To make use of this idea (which might be false, but at least sounds plausible), you'd need two things: a layout where each thread has its own memory (at least, enough of its own memory to hold all the objects that escape eden but become garbage during a request cycle; you might want a shared old generation), and some magic device which watches the stack depth and identifies the moment of low tide.
G1 might provide the right layout. I think every thread gets its own eden region; if you could tweak it so that each one promotes into its own survivor regions, and then be able to find the survivor regions for a given thread, you just need to be able to decide when is the right time to collect. You might be able to do that on the back of the dynamic profiling infrastructure already in the JVM; you would want to sample each thread every now and then to identify the method, even the particular line of code, where low tide happens, and then compile in a GC trigger there.

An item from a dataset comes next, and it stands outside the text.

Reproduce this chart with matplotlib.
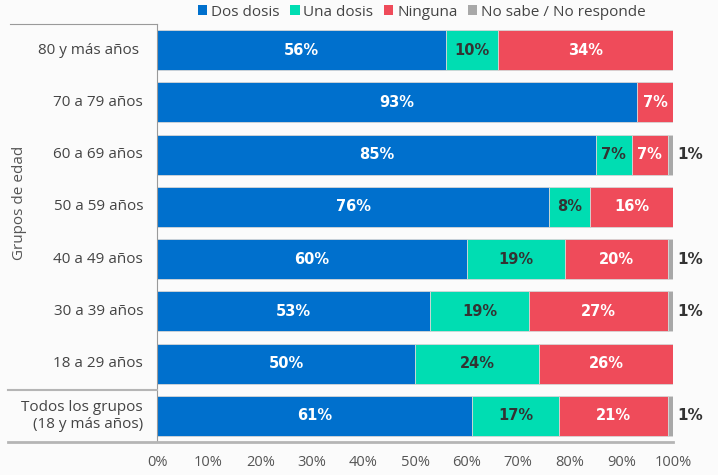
import matplotlib.pyplot as plt
from matplotlib.patches import Patch
from matplotlib.lines import Line2D

plt.rcParams['font.family'] = ['Open Sans', 'DejaVu Sans']

# data (percent)
grupos = ['80 y más años ', '70 a 79 años', '60 a 69 años', '50 a 59 años',
          '40 a 49 años', '30 a 39 años', '18 a 29 años',
          'Todos los grupos\n(18 y más años)']
dos_dosis = [56, 93, 85, 76, 60, 53, 50, 61]
una_dosis = [10, 0, 7, 8, 19, 19, 24, 17]
ninguna = [34, 7, 7, 16, 20, 27, 26, 21]
no_sabe = [0, 0, 1, 0, 1, 1, 0, 1]

series = ['Dos dosis', 'Una dosis', 'Ninguna', 'No sabe / No responde']
colores = ['#0070CD', '#00DDB2', '#EF4B5A', '#A8A8A8']
txt_col = ['white', '#333333', 'white', '#333333']
ticks = [0, 10, 20, 30, 40, 50, 60, 70, 80, 90, 100]

fig = plt.figure(figsize=(7.18, 4.75), dpi=100, facecolor='#fbfbfb')
W, H = 718, 475
ax = fig.add_axes([157 / W, 1 - 442 / H, (673 - 157) / W, (442 - 24) / H])
ax.set_facecolor('#fbfbfb')

ypos = list(range(len(grupos)))
left = [0] * len(grupos)
for vals, col, tc in zip([dos_dosis, una_dosis, ninguna, no_sabe], colores, txt_col):
    ax.barh(ypos, vals, left=left, height=0.77, color=col,
            edgecolor='#d6d6d6', linewidth=0.6)
    for i, v in enumerate(vals):
        if v == 0:
            continue
        if col == '#A8A8A8':
            ax.text(103.3, i, f'{v}%', ha='center', va='center', family='DejaVu Sans',
                    fontsize=11, fontweight='bold', color='#333333', clip_on=False)
        else:
            ax.text(left[i] + v / 2, i, f'{v}%', ha='center', va='center',
                    family='DejaVu Sans', fontsize=10.5, fontweight='bold', color=tc)
    left = [a + b for a, b in zip(left, vals)]

ax.set_xlim(0, 100)
ax.set_ylim(len(grupos) - 0.5, -0.5)
ax.set_xticks(ticks)
ax.set_xticklabels([f'{t}%' for t in ticks], fontsize=10.5, color='#555555')
ax.tick_params(axis='x', length=0, pad=9)
ax.set_yticks([])
for s in ['top', 'right', 'bottom']:
    ax.spines[s].set_visible(False)
ax.spines['left'].set_color('#9a9a9a')
ax.spines['left'].set_linewidth(0.8)

# category labels
for i, g in enumerate(grupos):
    ax.text(-2.7, i, g, ha='right', va='center', fontsize=11,
            color='#444444', multialignment='right', clip_on=False)

# frame lines around the label column
gray = '#b5b5b5'
fig.add_artist(Line2D([10 / W, 157 / W], [1 - 24 / H] * 2, color='#9a9a9a', lw=0.8))
fig.add_artist(Line2D([8 / W, 157 / W], [1 - 390 / H] * 2, color=gray, lw=1.5))
fig.add_artist(Line2D([8 / W, 673 / W], [1 - 442 / H] * 2, color=gray, lw=2))

fig.text(20 / W, 1 - 203 / H, 'Grupos de edad', rotation=90, ha='center',
         va='center', fontsize=11, color='#555555')

handles = [Patch(facecolor=c, edgecolor='none') for c in colores]
fig.legend(handles, series, loc='center', bbox_to_anchor=(422 / W, 1 - 12 / H),
           ncol=4, frameon=False, fontsize=11, handlelength=0.6, handleheight=0.6,
           handletextpad=0.25, columnspacing=0.7, labelcolor='#444444')

fig.savefig('out.png', dpi=100, facecolor=fig.get_facecolor())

I am a humble application programmer, so the only work i ever did on this idea was maybe telling people about it on newsgroups or forums (hi everybody!). I'd be amazed if nobody else has thought of it. But i've never heard of anyone trying it. Perhaps it's just a terrible idea.
The proposed Go design sounds really quite like this. With a huge advantage: because Go tends to use these fire-and-forget goroutines, the problem of identifying low tide goes away, and you can just collect when the goroutine dies.
I don't have high hopes for this algorithm, because my intuition is that transactions aren't common enough to make a big difference. Looking forward to seeing the implementation and empirical data.